A vague proposal from a multicompany consortium, Florida 54 Express LLC, offers slightly more than $1 million a year to lease DOT's right of way to build and operate a 33-mile elevated toll road stretching from U.S. 19 east to Zephyrhills. The companies ask for no public money and promise to cover shortfalls if ridership and toll income fail to meet projections. They would share revenue with the state after unspecified traffic thresholds are met.
Opposition from Pasco County residents focuses on fears of a diminished quality of life and falling property values. Consultants from the Urban Land Institute had recommended Pasco abandon the elevated road concept because it would be at odds with the county's desire to create a sense of place among its neighborhoods. That put county officials in the awkward position of trying to debunk a report they had commissioned for $110,000.

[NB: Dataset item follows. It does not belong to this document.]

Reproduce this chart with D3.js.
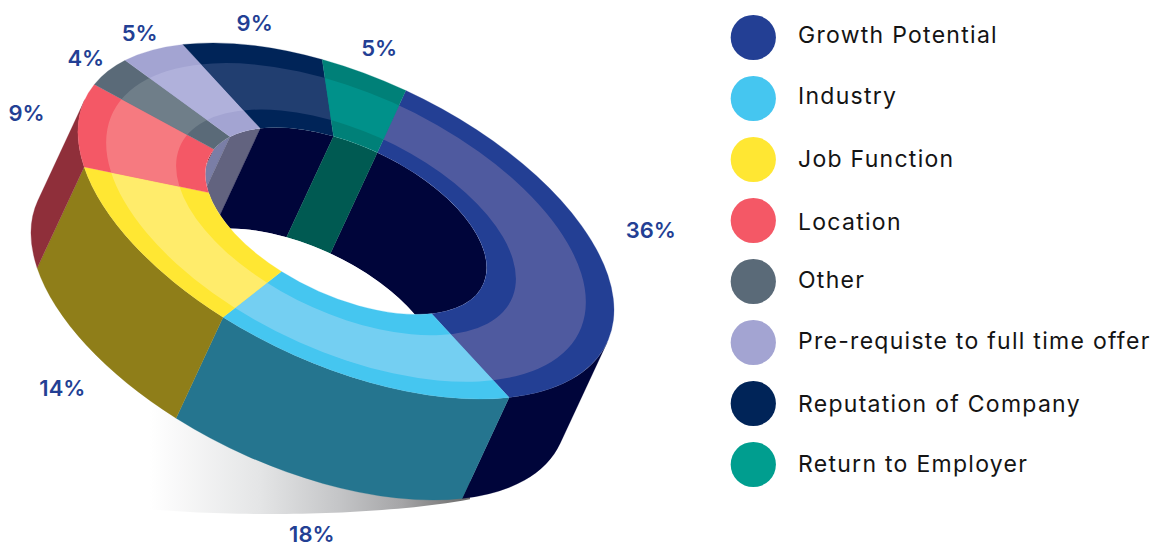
<!DOCTYPE html>
<html>
<head>
<meta charset="utf-8">
<style>
  html, body { margin: 0; padding: 0; background: #fff; }
  svg { display: block; }
</style>
<script src="https://cdn.jsdelivr.net/npm/d3@7"></script>
</head>
<body>
<div id="chart"></div>
<script>
const categories = ['Growth Potential', 'Industry', 'Job Function', 'Location', 'Other', 'Pre-requiste to full time offer', 'Reputation of Company', 'Return to Employer'];
const shares = [36, 18, 14, 9, 4, 5, 9, 5];

const legendColors = ['#233f94', '#45c6f0', '#ffe733', '#f45866', '#5a6a78', '#a3a4d2', '#002458', '#009e8f'];
const rimColors = ['#233f94', '#45c6f0', '#ffe733', '#f45866', '#5a6a78', '#a3a4d2', '#002458', '#008078'];
const bandColors = ['#4f5a9f', '#74cff2', '#ffec6b', '#f67a80', '#6f7e89', '#b0b1db', '#213e70', '#00918a'];
const wallColors = ['#00053a', '#25758f', '#8f7e19', '#8f2f3a', '#7a7ea6', '#62637f', '#00053a', '#005a52'];

// label position relative to the slice's rim point
const labelNudgeX = [43, -58, -71, -52, -22, -12, 6, 15];
const labelNudgeY = [-45, 152, 144, -9, -13, -17, -22, -25];
// legend text baselines are not evenly spaced in the original
const legendTextDy = [5.2, 5.5, 7.2, 9.5, 6.4, 6.2, 8.2, 7.2];

const width = 1155;
const height = 544;

// tilted view of the ring: a circle of radius 268 sheared and squashed
const center = { x: 346, y: 221 };
const radius = 268;
const tilt = { b: 89 / 268, d: 154.2 / 268 };
const depth = { x: -47, y: (101 + 47 * tilt.b) / tilt.d };

const rInner = radius * 0.525;
const rBandIn = radius * 0.634;
const rBandOut = radius * 0.895;
// the lighter band sits a little low on the ring
const bandShift = 1.4 / tilt.d;

const rad = d3.scaleLinear().domain([0, 360]).range([0, 2 * Math.PI]);
const startDeg = 282.9;
const visibleFrom = rad(13);
const visibleTo = rad(193);

const pie = d3.pie().sort(null).startAngle(rad(startDeg)).endAngle(rad(startDeg + 360));
const slices = pie(shares);

const svg = d3.select('#chart').append('svg').attr('width', width).attr('height', height);
const defs = svg.append('defs');

// ground shadow
const shadowGrad = defs.append('linearGradient')
    .attr('id', 'shadowGrad')
    .attr('gradientUnits', 'userSpaceOnUse')
    .attr('x1', 150).attr('x2', 465).attr('y1', 0).attr('y2', 0);
[[0, '#ffffff'], [0.35, '#e4e5e6'], [0.6, '#c4c5c7'], [0.8, '#a5a5a7'], [1, '#6e6e6e']].forEach(([o, c]) => {
    shadowGrad.append('stop').attr('offset', o).attr('stop-color', c);
});
const shadow = d3.path();
shadow.moveTo(150, 405);
shadow.lineTo(470, 405);
d3.range(0, 41).forEach(i => {
    const x = 470 - i * 8;
    const y = 473 + 41 * Math.sqrt(1 - ((x - 270) / 260) ** 2);
    shadow.lineTo(x, y);
});
shadow.closePath();
svg.append('path').attr('d', shadow.toString()).attr('fill', 'url(#shadowGrad)');

const ring = svg.append('g')
    .attr('transform', `matrix(1,${tilt.b},0,${tilt.d},${center.x},${center.y})`);

// d3.arc measures from 12 o'clock, d3.path and the pie angles here from 3 o'clock
const arcAt = (r0, r1) => d =>
    d3.arc().innerRadius(r0).outerRadius(r1)({
        startAngle: d.startAngle + Math.PI / 2,
        endAngle: d.endAngle + Math.PI / 2,
    });

// side wall of an arc, swept along the depth vector
function wallPath(r, a0, a1) {
    const p = d3.path();
    p.arc(0, 0, r, a0, a1);
    p.arc(depth.x, depth.y, r, a1, a0, true);
    p.closePath();
    return p.toString();
}

// part of a slice lying in the span [from, to], also one turn on
function clipSpan(d, from, to) {
    for (const turn of [0, 2 * Math.PI, -2 * Math.PI]) {
        const a0 = Math.max(d.startAngle, from + turn);
        const a1 = Math.min(d.endAngle, to + turn);
        if (a1 > a0) return [a0, a1];
    }
    return null;
}

// outer walls
ring.append('g').selectAll('path')
    .data(slices.map((d, i) => ({ i, span: clipSpan(d, visibleFrom, visibleTo) })).filter(d => d.span))
    .join('path')
    .attr('d', d => wallPath(radius, d.span[0], d.span[1]))
    .attr('fill', d => wallColors[d.i])
    .attr('stroke', d => wallColors[d.i])
    .attr('stroke-width', 0.3);

// inner walls, only seen through the hole
defs.append('clipPath').attr('id', 'holeClip').append('circle').attr('r', rInner);
const hole = ring.append('g').attr('clip-path', 'url(#holeClip)');
hole.append('g').selectAll('path')
    .data(slices.map((d, i) => ({ i, span: clipSpan(d, visibleTo, visibleFrom + 2 * Math.PI) })).filter(d => d.span))
    .join('path')
    .attr('d', d => wallPath(rInner, d.span[0], d.span[1]))
    .attr('fill', d => wallColors[d.i])
    .attr('stroke', d => wallColors[d.i])
    .attr('stroke-width', 0.3);
hole.append('circle')
    .attr('cx', depth.x)
    .attr('cy', depth.y)
    .attr('r', rInner)
    .attr('fill', '#fff');

// top face: full slices, then the lighter band clipped to a shifted annulus
ring.append('g').selectAll('path')
    .data(slices)
    .join('path')
    .attr('d', arcAt(rInner, radius))
    .attr('fill', (d, i) => rimColors[i])
    .attr('stroke', (d, i) => rimColors[i])
    .attr('stroke-width', 0.3);

const annulus = d3.path();
[rBandOut, rBandIn].forEach(r => {
    annulus.moveTo(r, bandShift);
    annulus.arc(0, bandShift, r, 0, 2 * Math.PI);
});
defs.append('clipPath').attr('id', 'bandClip').append('path')
    .attr('d', annulus.toString())
    .attr('clip-rule', 'evenodd');
ring.append('g').attr('clip-path', 'url(#bandClip)').selectAll('path')
    .data(slices)
    .join('path')
    .attr('d', arcAt(rInner, radius))
    .attr('fill', (d, i) => bandColors[i])
    .attr('stroke', (d, i) => bandColors[i])
    .attr('stroke-width', 0.3);

// percent labels
const rimPoint = a => {
    const x = radius * Math.cos(a);
    const y = radius * Math.sin(a);
    return [center.x + x, center.y + tilt.b * x + tilt.d * y];
};
svg.append('g').selectAll('text')
    .data(slices)
    .join('text')
    .attr('x', (d, i) => rimPoint((d.startAngle + d.endAngle) / 2)[0] + labelNudgeX[i])
    .attr('y', (d, i) => rimPoint((d.startAngle + d.endAngle) / 2)[1] + labelNudgeY[i])
    .attr('text-anchor', 'middle')
    .attr('dy', '0.36em')
    .attr('font-family', 'Inter, sans-serif')
    .attr('font-size', 22)
    .attr('font-weight', 600)
    .attr('fill', '#233f94')
    .text(d => `${d.value}%`);

// legend
const legendY = d3.scalePoint().domain(categories).range([37.5, 464.5]);
const legend = svg.append('g').selectAll('g')
    .data(categories)
    .join('g')
    .attr('transform', d => `translate(0,${legendY(d)})`);
legend.append('circle')
    .attr('cx', 753.3)
    .attr('r', 22.6)
    .attr('fill', (d, i) => legendColors[i]);
legend.append('text')
    .attr('x', 798)
    .attr('y', (d, i) => legendTextDy[i])
    .attr('font-family', 'Inter, sans-serif')
    .attr('font-size', 23)
    .attr('letter-spacing', 1.28)
    .attr('fill', '#141414')
    .text(d => d);
</script>
</body>
</html>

The attention to aesthetics and connectivity is logical, but the real scrutiny should be aimed at a private proposal so rosy it calls for the private group to assume all risks even though tolling studies haven't been completed. The state's eagerness is all too clear in a time line released last week that calls for the DOT to begin lease negotiations in May at the same time three public meetings gather residents' input. It would make more sense to hear and address public concerns before seeking a deal.

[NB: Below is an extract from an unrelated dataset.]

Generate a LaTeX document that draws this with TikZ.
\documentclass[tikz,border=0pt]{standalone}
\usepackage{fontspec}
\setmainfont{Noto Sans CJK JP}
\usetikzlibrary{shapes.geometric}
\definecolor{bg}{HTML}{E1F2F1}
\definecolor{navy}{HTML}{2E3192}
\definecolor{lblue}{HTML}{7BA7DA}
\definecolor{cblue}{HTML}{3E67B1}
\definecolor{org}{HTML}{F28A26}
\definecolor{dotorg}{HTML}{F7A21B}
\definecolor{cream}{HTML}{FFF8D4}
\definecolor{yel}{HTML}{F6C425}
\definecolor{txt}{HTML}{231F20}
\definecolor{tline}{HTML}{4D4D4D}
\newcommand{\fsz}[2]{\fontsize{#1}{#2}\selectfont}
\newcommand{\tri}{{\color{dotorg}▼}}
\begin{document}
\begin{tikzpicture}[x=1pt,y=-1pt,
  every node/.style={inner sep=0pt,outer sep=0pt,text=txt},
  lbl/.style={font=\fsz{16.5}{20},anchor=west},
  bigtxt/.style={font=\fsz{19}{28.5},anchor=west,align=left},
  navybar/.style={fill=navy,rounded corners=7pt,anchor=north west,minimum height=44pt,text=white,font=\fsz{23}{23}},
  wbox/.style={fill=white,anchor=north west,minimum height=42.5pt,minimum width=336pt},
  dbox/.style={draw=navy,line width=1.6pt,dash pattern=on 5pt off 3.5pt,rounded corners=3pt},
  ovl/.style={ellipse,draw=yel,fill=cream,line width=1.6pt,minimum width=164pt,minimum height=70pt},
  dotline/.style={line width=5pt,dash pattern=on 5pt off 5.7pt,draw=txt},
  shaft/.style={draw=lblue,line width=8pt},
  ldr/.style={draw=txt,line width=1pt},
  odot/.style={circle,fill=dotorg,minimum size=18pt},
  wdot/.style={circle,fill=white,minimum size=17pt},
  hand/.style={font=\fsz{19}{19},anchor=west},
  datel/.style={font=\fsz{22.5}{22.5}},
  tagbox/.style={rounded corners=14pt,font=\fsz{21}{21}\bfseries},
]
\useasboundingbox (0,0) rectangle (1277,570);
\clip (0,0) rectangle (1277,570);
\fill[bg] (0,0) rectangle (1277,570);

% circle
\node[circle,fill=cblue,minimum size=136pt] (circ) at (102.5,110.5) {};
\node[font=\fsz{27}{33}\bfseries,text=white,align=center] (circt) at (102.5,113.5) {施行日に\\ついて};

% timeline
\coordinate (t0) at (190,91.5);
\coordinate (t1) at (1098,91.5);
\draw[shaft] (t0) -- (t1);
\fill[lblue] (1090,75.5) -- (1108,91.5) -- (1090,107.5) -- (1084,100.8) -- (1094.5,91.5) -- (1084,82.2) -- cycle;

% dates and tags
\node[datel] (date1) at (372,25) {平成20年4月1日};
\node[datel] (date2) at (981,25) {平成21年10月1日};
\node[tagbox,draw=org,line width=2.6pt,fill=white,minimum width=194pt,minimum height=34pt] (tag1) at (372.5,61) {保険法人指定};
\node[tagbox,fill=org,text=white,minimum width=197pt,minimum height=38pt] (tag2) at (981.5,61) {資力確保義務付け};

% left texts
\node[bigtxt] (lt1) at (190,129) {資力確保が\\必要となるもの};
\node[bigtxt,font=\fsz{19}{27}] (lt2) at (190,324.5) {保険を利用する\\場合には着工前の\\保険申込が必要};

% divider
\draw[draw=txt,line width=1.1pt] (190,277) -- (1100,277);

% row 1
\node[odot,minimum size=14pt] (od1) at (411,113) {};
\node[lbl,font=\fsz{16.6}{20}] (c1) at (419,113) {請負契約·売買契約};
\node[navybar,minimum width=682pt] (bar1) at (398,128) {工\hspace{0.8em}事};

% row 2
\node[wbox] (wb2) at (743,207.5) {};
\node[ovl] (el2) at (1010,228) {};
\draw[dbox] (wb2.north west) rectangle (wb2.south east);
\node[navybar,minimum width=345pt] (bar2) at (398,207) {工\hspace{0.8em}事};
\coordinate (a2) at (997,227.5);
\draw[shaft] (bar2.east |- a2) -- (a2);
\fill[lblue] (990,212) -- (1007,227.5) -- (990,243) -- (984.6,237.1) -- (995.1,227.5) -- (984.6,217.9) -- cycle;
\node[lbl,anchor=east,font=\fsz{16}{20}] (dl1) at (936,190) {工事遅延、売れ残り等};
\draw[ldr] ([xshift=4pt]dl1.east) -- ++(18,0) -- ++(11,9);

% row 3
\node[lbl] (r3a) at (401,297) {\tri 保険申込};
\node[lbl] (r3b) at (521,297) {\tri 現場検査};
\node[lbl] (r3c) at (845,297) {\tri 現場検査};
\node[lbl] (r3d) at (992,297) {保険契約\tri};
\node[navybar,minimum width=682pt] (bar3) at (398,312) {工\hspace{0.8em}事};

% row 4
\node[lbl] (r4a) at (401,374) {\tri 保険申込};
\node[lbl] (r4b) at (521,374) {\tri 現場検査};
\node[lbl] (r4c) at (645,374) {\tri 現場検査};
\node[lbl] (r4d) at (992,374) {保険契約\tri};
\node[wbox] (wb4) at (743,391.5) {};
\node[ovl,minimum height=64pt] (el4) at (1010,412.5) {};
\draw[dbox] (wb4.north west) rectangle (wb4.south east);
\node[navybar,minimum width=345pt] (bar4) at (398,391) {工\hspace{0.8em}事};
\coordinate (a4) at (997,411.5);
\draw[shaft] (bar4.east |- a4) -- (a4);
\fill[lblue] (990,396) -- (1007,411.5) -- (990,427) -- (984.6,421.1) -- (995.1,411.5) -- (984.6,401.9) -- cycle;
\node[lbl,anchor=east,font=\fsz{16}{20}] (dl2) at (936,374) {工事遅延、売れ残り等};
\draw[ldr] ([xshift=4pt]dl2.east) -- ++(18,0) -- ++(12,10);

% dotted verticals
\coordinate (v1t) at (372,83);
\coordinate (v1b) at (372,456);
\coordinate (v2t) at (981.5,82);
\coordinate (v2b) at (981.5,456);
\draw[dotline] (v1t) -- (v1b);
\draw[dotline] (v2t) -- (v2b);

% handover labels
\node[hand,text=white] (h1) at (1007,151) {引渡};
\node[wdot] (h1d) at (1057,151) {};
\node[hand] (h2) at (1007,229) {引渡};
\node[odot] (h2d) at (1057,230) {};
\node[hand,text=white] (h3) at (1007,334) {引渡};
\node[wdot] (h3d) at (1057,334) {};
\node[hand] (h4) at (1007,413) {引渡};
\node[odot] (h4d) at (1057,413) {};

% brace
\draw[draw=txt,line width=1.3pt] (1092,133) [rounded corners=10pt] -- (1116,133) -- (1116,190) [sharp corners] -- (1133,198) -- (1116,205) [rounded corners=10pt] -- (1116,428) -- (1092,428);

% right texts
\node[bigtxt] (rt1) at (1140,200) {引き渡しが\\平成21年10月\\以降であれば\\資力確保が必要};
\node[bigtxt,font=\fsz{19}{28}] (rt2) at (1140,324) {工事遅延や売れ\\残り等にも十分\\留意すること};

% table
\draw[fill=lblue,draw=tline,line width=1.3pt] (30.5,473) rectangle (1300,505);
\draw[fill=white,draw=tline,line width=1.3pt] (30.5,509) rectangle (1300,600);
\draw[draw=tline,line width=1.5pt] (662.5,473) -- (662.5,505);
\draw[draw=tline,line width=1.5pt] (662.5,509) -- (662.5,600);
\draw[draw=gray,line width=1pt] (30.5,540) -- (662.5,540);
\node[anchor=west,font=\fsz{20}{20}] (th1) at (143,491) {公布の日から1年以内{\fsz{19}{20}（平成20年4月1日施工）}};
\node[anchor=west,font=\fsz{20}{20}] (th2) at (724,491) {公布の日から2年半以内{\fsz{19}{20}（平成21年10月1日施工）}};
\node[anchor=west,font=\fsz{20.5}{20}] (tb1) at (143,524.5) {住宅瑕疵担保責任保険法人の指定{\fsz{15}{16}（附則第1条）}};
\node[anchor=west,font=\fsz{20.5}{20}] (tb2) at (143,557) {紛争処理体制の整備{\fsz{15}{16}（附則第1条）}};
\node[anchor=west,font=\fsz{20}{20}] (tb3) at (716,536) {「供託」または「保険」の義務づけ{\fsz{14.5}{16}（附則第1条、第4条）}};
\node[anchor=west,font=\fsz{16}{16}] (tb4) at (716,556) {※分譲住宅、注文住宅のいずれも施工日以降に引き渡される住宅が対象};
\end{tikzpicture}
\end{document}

It may be too early to abandon entirely the idea of an elevated toll road, as Pasco Commissioner Jack Mariano is willing to do. But the skepticism is warranted even as the county considers all of its options. Commissioners cannot be close-minded, because the county needs a modern east-west transportation alternative after adopting land-use policies to drive growth toward the State Road 54/56 corridor. The county's geography, including two large well fields north of the corridor, limit suggested alternatives of adding highway lanes elsewhere. And the state recognized the need to move traffic between the Veterans Expressway/Suncoast Parkway and Interstate 75 more than 20 years ago.

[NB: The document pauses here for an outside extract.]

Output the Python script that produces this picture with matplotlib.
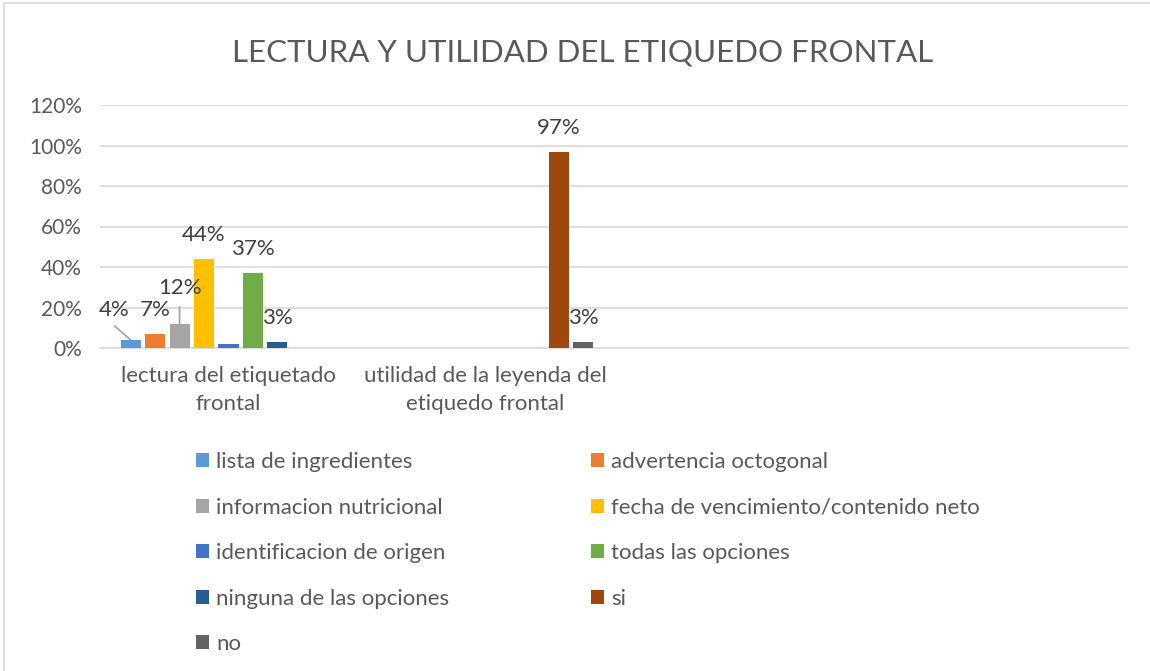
import matplotlib
matplotlib.use("Agg")
import matplotlib.pyplot as plt
import numpy as np
from matplotlib.patches import Rectangle, Patch

plt.rcParams['font.family'] = ['Lato', 'DejaVu Sans']

categories = ["lectura del etiquetado\nfrontal", "utilidad de la leyenda del\netiquedo frontal", "", ""]
series_names = ["lista de ingredientes", "advertencia octogonal", "informacion nutricional",
                "fecha de vencimiento/contenido neto", "identificacion de origen",
                "todas las opciones", "ninguna de las opciones", "si", "no"]
nan = np.nan
values = [
    [0.04, nan, nan, nan],
    [0.07, nan, nan, nan],
    [0.12, nan, nan, nan],
    [0.44, nan, nan, nan],
    [0.02, nan, nan, nan],
    [0.37, nan, nan, nan],
    [0.03, nan, nan, nan],
    [nan, 0.97, nan, nan],
    [nan, 0.03, nan, nan],
]
colors = ["#5B9BD5", "#ED7D31", "#A5A5A5", "#FFC000", "#4472C4",
          "#70AD47", "#255E91", "#9E480E", "#636363"]
yticks = [0, 0.2, 0.4, 0.6, 0.8, 1.0, 1.2]
ytick_labels = ["0%", "20%", "40%", "60%", "80%", "100%", "120%"]

W, H = 1150, 671
fig = plt.figure(figsize=(W / 100, H / 100), dpi=100)
fig.patch.set_facecolor("white")
fig.patches.append(Rectangle((4 / W, -0.01), 1.05, (671 - 3) / H + 0.01, transform=fig.transFigure,
                             fill=False, edgecolor="#D9D9D9", linewidth=1.2))

ax = fig.add_axes([100 / W, (H - 348) / H, 1028 / W, (348 - 105) / H])
txt = "#595959"

n = len(series_names)
slot = 1.0 / (n + 1.5)
bw = slot * 0.82
x = np.arange(len(categories))
# (series, category): (label dx px, label dy px, leader start offset px)
label_offsets = {
    (0, 0): (-16, 30, (-16, 14)),
    (2, 0): (0, 36, (0, 17)),
}
skip_labels = {(4, 0)}
for i in range(n):
    pos = x + (i - (n - 1) / 2) * slot
    vals = np.array(values[i], dtype=float)
    ax.bar(pos, np.nan_to_num(vals), width=bw, color=colors[i], zorder=3)
    for j, v in enumerate(vals):
        if np.isnan(v) or (i, j) in skip_labels:
            continue
        dx, dy, leader = label_offsets.get((i, j), (0, 24, None))
        ax.annotate(f"{v:.0%}", xy=(pos[j], v), xytext=(dx, dy), textcoords="offset pixels",
                    ha="center", va="center", fontsize=16, color="#404040", zorder=4)
        if leader is not None:
            ax.annotate("", xy=(pos[j], v), xytext=leader, textcoords="offset pixels",
                        arrowprops=dict(arrowstyle="-", color="#A6A6A6", lw=1.3,
                                        shrinkA=0, shrinkB=0), zorder=2)

ax.set_xlim(-0.5, len(categories) - 0.5)
ax.set_ylim(0, 1.2)
ax.set_yticks(yticks)
ax.set_yticklabels(ytick_labels)
ax.set_xticks(x)
ax.set_xticklabels(categories, fontsize=16, linespacing=1.5)
ax.tick_params(axis="both", length=0, labelcolor=txt)
ax.tick_params(axis="y", pad=13, labelsize=15)
ax.tick_params(axis="x", pad=13)
ax.grid(axis="y", color="#D9D9D9", linewidth=1.2, zorder=0)
for s in ["top", "right", "left"]:
    ax.spines[s].set_visible(False)
ax.spines["bottom"].set_color("#D9D9D9")
ax.spines["bottom"].set_linewidth(1.2)

fig.text(583 / W, 1 - 52 / H, "LECTURA Y UTILIDAD DEL ETIQUEDO FRONTAL", ha="center", va="center",
         fontsize=22.5, color=txt)

col_sets = [[0, 2, 4, 6, 8], [1, 3, 5, 7]]
col_x = [196, 591]
for cols, cx in zip(col_sets, col_x):
    handles = [Patch(facecolor=colors[k], edgecolor="none") for k in cols]
    labels = [series_names[k] for k in cols]
    fig.legend(handles, labels, ncol=1, loc="upper left", bbox_to_anchor=(cx / W, 1 - 452 / H),
               frameon=False, fontsize=16, handlelength=0.6, handleheight=0.6, handletextpad=0.3,
               labelspacing=1.15, borderpad=0, borderaxespad=0, labelcolor=txt)

fig.savefig("out.png", dpi=100, facecolor="white")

As the state and county's long-range road plans were being developed, a predecessor to Florida 54 Express LLC submitted an unsolicited bid last summer to build and operate a private toll road above the existing corridor. It is a bid that "hijacked the conversation,'' in the words of Pasco County Administrator Michele Baker. She's right. The DOT should slow down and develop a viable, publicly owned alternative before cutting a quick deal with a private group that will be more interested in making money from drivers than being publicly accountable.